Honorary guest was Ken Clarke QC, MP for Rushcliffe who, along with Charles Law, managing director of Cement, Lime & Powders, joined almost 200 past and present employees of the plant, local suppliers and Barnstone and Langar Parish councillors Alex Cessford and Rod Whitehead, in congratulating the plant on this significant milestone in its history.
A video was shown of the history of the plant over the past century and a half, which was compiled by ex-Works Manager Clive Jones and present Plant Manager Chris Stephens, that gave an insight into its fascinating 150 year history.
Lafarge Tarmac’s plant manager at Barnstone Cement Works, Chris Stephens, said: “It was fantastic to be joined by past and present employees, suppliers and local people to celebrate this major milestone in our history. We would like to thank Ken Clarke for attending our event and to all our staff who worked hard to make it so memorable and such a success. We are entering an exciting new era and we look forward to a bright future here.”
The Rt Hon MP for Rushcliffe Ken Clarke said: “Barnstone Cement Works has been a major employer in this area for 150 years.
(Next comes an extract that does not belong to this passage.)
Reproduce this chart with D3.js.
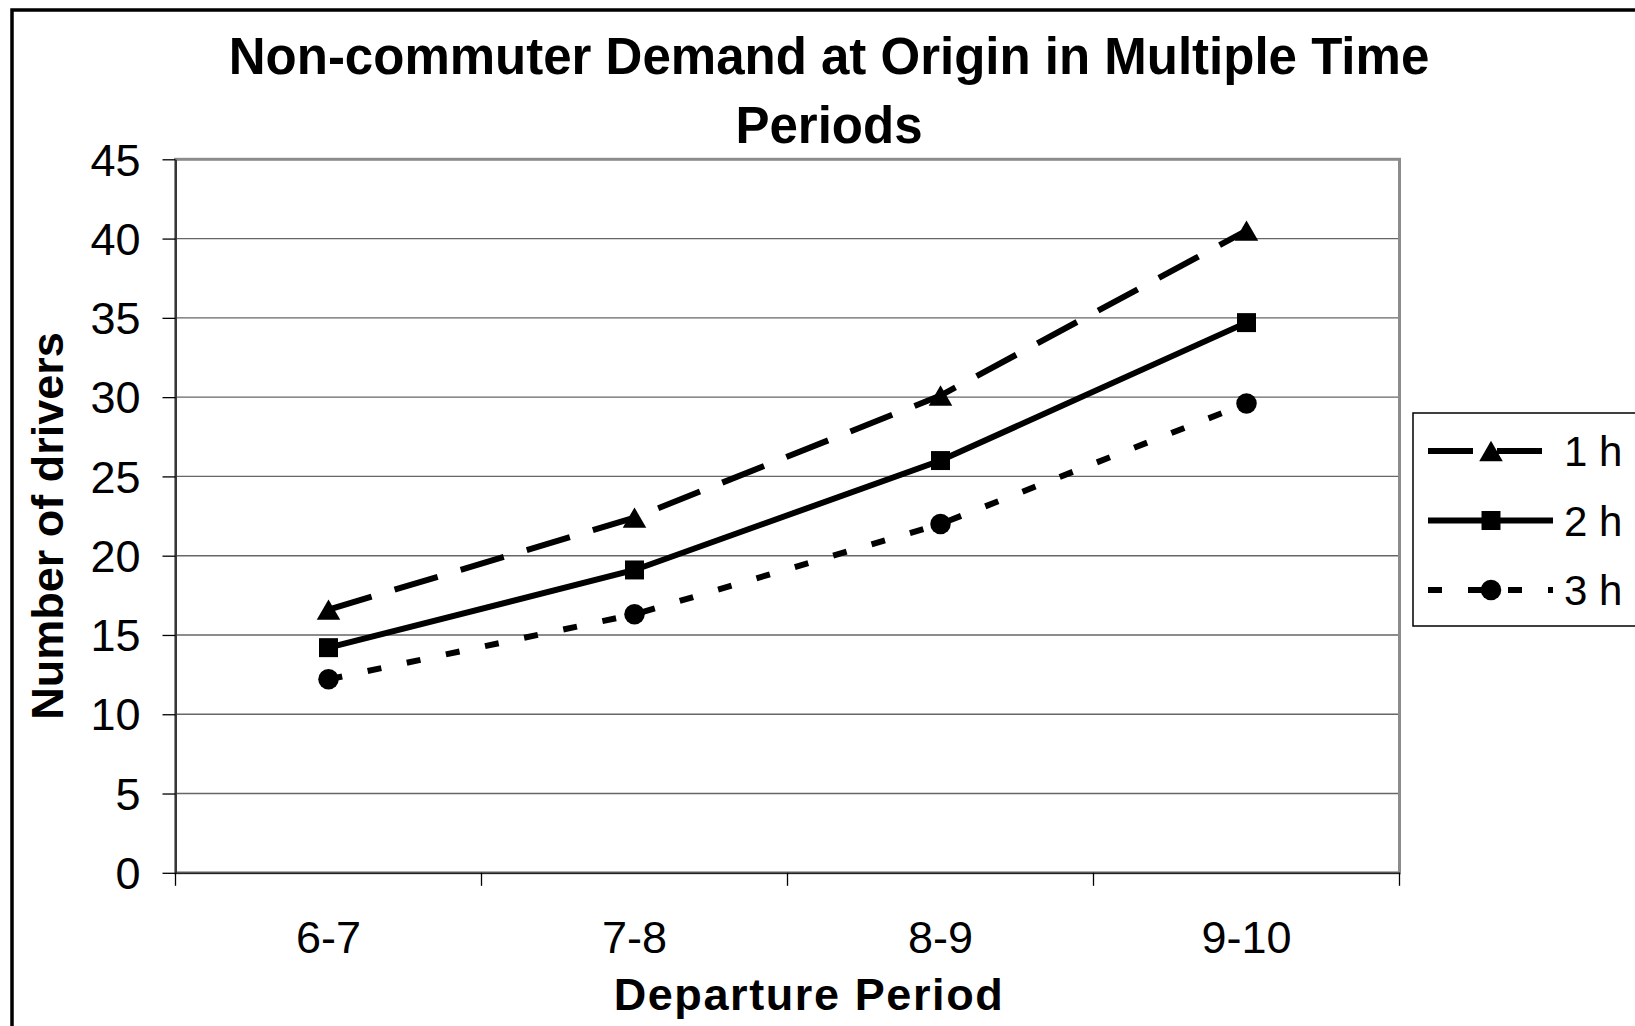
<!DOCTYPE html>
<html>
<head>
<meta charset="utf-8">
<script src="https://cdn.jsdelivr.net/npm/d3@7"></script>
<style>
  body { margin: 0; background: #fff; }
  text { font-family: "Liberation Sans", Arial, sans-serif; fill: #000; }
</style>
</head>
<body>
<div id="chart"></div>
<script>
//departure periods on the x axis and the demand for each waiting time
var periods = ['6-7', '7-8', '8-9', '9-10'];
var oneHour = [16.6, 22.4, 30.1, 40.5];
var twoHour = [14.2, 19.1, 26.0, 34.7];
var threeHour = [12.2, 16.3, 22.0, 29.6];
var seriesNames = ['1 h', '2 h', '3 h'];
var yTicks = [0, 5, 10, 15, 20, 25, 30, 35, 40, 45];

var width = 1635;
var height = 1026;
var plot = { left: 175.5, right: 1399.5, top: 159.3, bottom: 872.8 };

//line style and marker for each series
var series = [
  { name: seriesNames[0], values: oneHour, dash: '45,24', symbol: d3.symbolTriangle, size: 240, shift: 3.4 },
  { name: seriesNames[1], values: twoHour, dash: null, symbol: d3.symbolSquare, size: 360, shift: 0 },
  { name: seriesNames[2], values: threeHour, dash: '14,26', symbol: d3.symbolCircle, size: 330, shift: 0 }
];

var svg = d3.select('#chart')
  .append('svg')
  .attr('width', width)
  .attr('height', height);

//outer chart border, right and bottom edges fall off the page
svg.append('rect')
  .attr('x', 12).attr('y', 10)
  .attr('width', 1700).attr('height', 1100)
  .attr('fill', 'none')
  .attr('stroke', '#000')
  .attr('stroke-width', 3.5);

var x = d3.scaleBand()
  .domain(periods)
  .range([plot.left, plot.right])
  .padding(0);

var y = d3.scaleLinear()
  .domain([0, 45])
  .range([plot.bottom, plot.top]);

//horizontal gridlines
svg.append('g')
  .selectAll('line')
  .data(yTicks.slice(1))
  .join('line')
  .attr('x1', plot.left).attr('x2', plot.right)
  .attr('y1', d => y(d)).attr('y2', d => y(d))
  .attr('stroke', '#666')
  .attr('stroke-width', 1.4);

//plot area frame (grey)
svg.append('rect')
  .attr('x', plot.left).attr('y', plot.top)
  .attr('width', plot.right - plot.left)
  .attr('height', plot.bottom - plot.top)
  .attr('fill', 'none')
  .attr('stroke', '#8c8c8c')
  .attr('stroke-width', 3);

//y axis with ticks sticking out to the left
var yAxis = svg.append('g')
  .attr('transform', `translate(${plot.left},0)`)
  .call(d3.axisLeft(y).tickValues(yTicks).tickSize(13).tickPadding(22).tickSizeOuter(0));
yAxis.selectAll('text').attr('font-size', '45px').attr('dy', '0.35em');

//x axis: ticks on the category boundaries
var xAxis = svg.append('g')
  .attr('transform', `translate(0,${plot.bottom})`)
  .call(d3.axisBottom(x).tickSize(0).tickPadding(0).tickSizeOuter(0));
xAxis.selectAll('.tick text')
  .attr('font-size', '45px')
  .attr('y', 80)
  .attr('dy', 0);
svg.append('g')
  .selectAll('line')
  .data(periods.concat(['end']))
  .join('line')
  .attr('x1', (d, i) => plot.left + i * x.bandwidth())
  .attr('x2', (d, i) => plot.left + i * x.bandwidth())
  .attr('y1', plot.bottom).attr('y2', plot.bottom + 13)
  .attr('stroke', '#000')
  .attr('stroke-width', 1.3);

svg.selectAll('.domain').attr('stroke', '#222').attr('stroke-width', 1.6);
svg.selectAll('.tick line').attr('stroke', '#000').attr('stroke-width', 1.3);

//draw each series line then its markers on top
var line = d3.line()
  .x((d, i) => x(periods[i]) + x.bandwidth() / 2)
  .y(d => y(d));

series.forEach(function (s) {
  svg.append('path')
    .datum(s.values)
    .attr('d', line)
    .attr('fill', 'none')
    .attr('stroke', '#000')
    .attr('stroke-width', 6)
    .attr('stroke-dasharray', s.dash);

  svg.append('g')
    .selectAll('path')
    .data(s.values)
    .join('path')
    .attr('d', d3.symbol().type(s.symbol).size(s.size))
    .attr('transform', (d, i) => `translate(${x(periods[i]) + x.bandwidth() / 2},${y(d) + s.shift})`)
    .attr('fill', '#000');
});

//title on two lines
var title = svg.append('text')
  .attr('text-anchor', 'middle')
  .attr('font-size', '51px')
  .attr('font-weight', 'bold');
title.append('tspan').attr('x', 829).attr('y', 74).text('Non-commuter Demand at Origin in Multiple Time');
title.append('tspan').attr('x', 829).attr('y', 143).text('Periods');

//axis titles
svg.append('text')
  .attr('transform', 'translate(63,526) rotate(-90)')
  .attr('text-anchor', 'middle')
  .attr('font-size', '45px')
  .attr('font-weight', 'bold')
  .text('Number of drivers');

svg.append('text')
  .attr('x', 809).attr('y', 1010)
  .attr('text-anchor', 'middle')
  .attr('font-size', '45px')
  .attr('font-weight', 'bold')
  .attr('letter-spacing', '1.6px')
  .text('Departure Period');

//legend box, cut by the right edge of the page
var legend = svg.append('g');
legend.append('rect')
  .attr('x', 1413).attr('y', 413)
  .attr('width', 300).attr('height', 213)
  .attr('fill', '#fff')
  .attr('stroke', '#000')
  .attr('stroke-width', 1.5);

var rows = legend.selectAll('g')
  .data(series)
  .join('g')
  .attr('transform', (d, i) => `translate(0,${451 + i * 69.5})`);

rows.append('line')
  .attr('x1', 1428).attr('x2', 1553)
  .attr('y1', 0).attr('y2', 0)
  .attr('stroke', '#000')
  .attr('stroke-width', 6)
  .attr('stroke-dasharray', d => d.dash);

rows.append('path')
  .attr('d', d => d3.symbol().type(d.symbol).size(d.size)())
  .attr('transform', d => `translate(1491,${d.shift})`)
  .attr('fill', '#000');

rows.append('text')
  .attr('x', 1564)
  .attr('dy', '0.36em')
  .attr('font-size', '42px')
  .text(d => d.name);
</script>
</body>
</html>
We celebrate their achievements and I am delighted to join in their success and wish them all the very best for the future!”
At the event, long service awards were presented by Charles Law to John Parkes, office manager who celebrated 35 years with the company, John Leighton, quality and optimisation manager and Steve Odell, production manager, who both celebrated 20 years’ service.
Barnstone Cement Works started trading as one of the first lime kilns in the area back in 1864, when Queen Victoria was on the throne. The first rotary kiln was installed in 1885 and 16 bottle kilns were installed in 1886, by 1900 the plant was producing 200 tonnes of cement per week. In 1938, a second rotary kiln was installed and production increased to 600 tonnes per week, which by the 1950s had risen to 2,000 tonnes per week. In 1942, the company was acquired by the Blue Circle Group.
By 1971, no. 1 kiln was removed and the business continued to focus on making special cements for use in coal mining. The 1970s was also the time that contract mineral processing began at Barnstone, which including crushing and grinding of iron and phosphate ores. In 2001, Blue Circle was acquired by Lafarge SA to form Lafarge Cement UK Ltd. ) Since 2006, the company’s activities have focused on manufacturing and distributing products for the construction industry, such as Postcrete, Slablayer and pre-mixed mortar.
In 2007, the plant invested in the Benjamin plastic bag packing machine and palletiser which, along with the existing Adams packer, lifted plant capacity to around 120,000 tonnes annually. In 2008 the company acquired its own sand drier, which meant it could be self reliant. A second packing machine, the Adams 2 was commissioned in 2009 and a further packer was acquired in 2011, which collectively almost doubled production capacity.
In 2013, the company merged with Tarmac to become Lafarge Tarmac Ltd and for the first time the plant broke the 200,000 tonne per annum mark. Now, the company employs 72 staff and has the capability to produce 230,000 tonnes of cement per annum, the majority of which is sold to builders and DIY-ers, as well as specialist applications in the tunneling industry.